Mrmerlin 05-24-2013 04:53 AM

that clicking noise is most likely the front U joint getting ready to fail

BEERME 06-14-2013 03:41 PM

Thanks Mrmerlin; I'll take a closer look at that. My most current theory was that the clutch disk was chattering on its' way to full engagement although I didn't feel any slippage. Currently got the transmission mostly apart. Need better heat to get the bearings to release from the case half. Woodstove and heat gun are the current plan.

cele0001 03-26-2014 09:55 AM

Clutch hub spacer kit
 
..

RBMann 03-26-2014 11:07 AM

Looks good, keep us up to date. Is this a one off or might you sell these?

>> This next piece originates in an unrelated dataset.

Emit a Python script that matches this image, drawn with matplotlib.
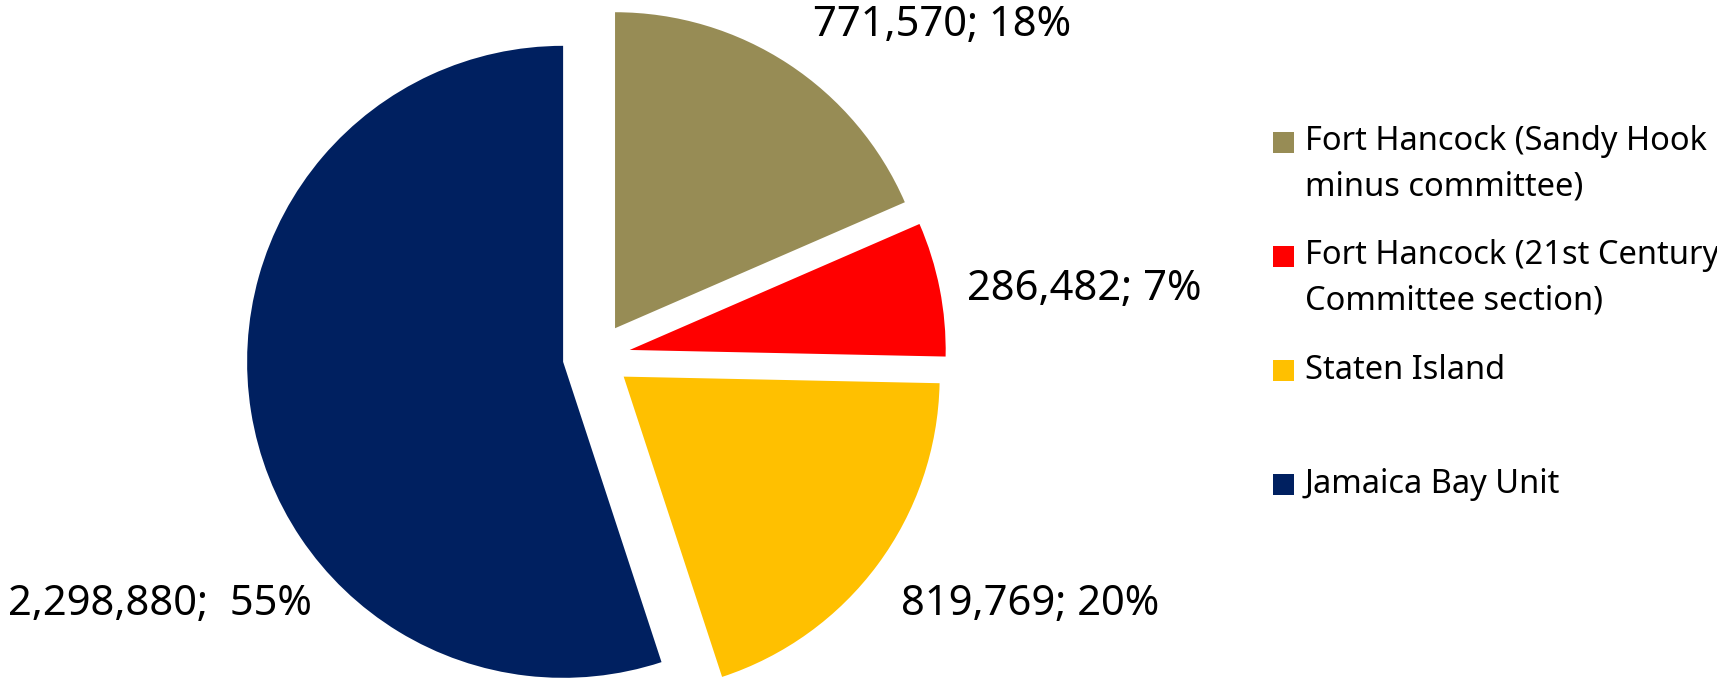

cele0001 03-26-2014 11:27 AM

..

brentw1 03-26-2014 08:30 PM

really if you can swing it you should just sell the modified clutch as new complete
once you have the tools it wouldn't take long to do them and most people
would be buying a new clutch anyway,

brentw1 03-26-2014 08:31 PM

and I think someone is already doing something similar

RBMann 03-27-2014 07:46 AM

Any issue with balance or getting the disc centered to the spacer?

cele0001 03-27-2014 09:16 AM

Quote:

Originally Posted by RBMann (Post 7983593)
Any issue with balance or getting the disc centered to the spacer?

Measurements on the spacer are within 0.05mm of the original hub measurements. Holes on the spacer are at the same position as the ones on the hub.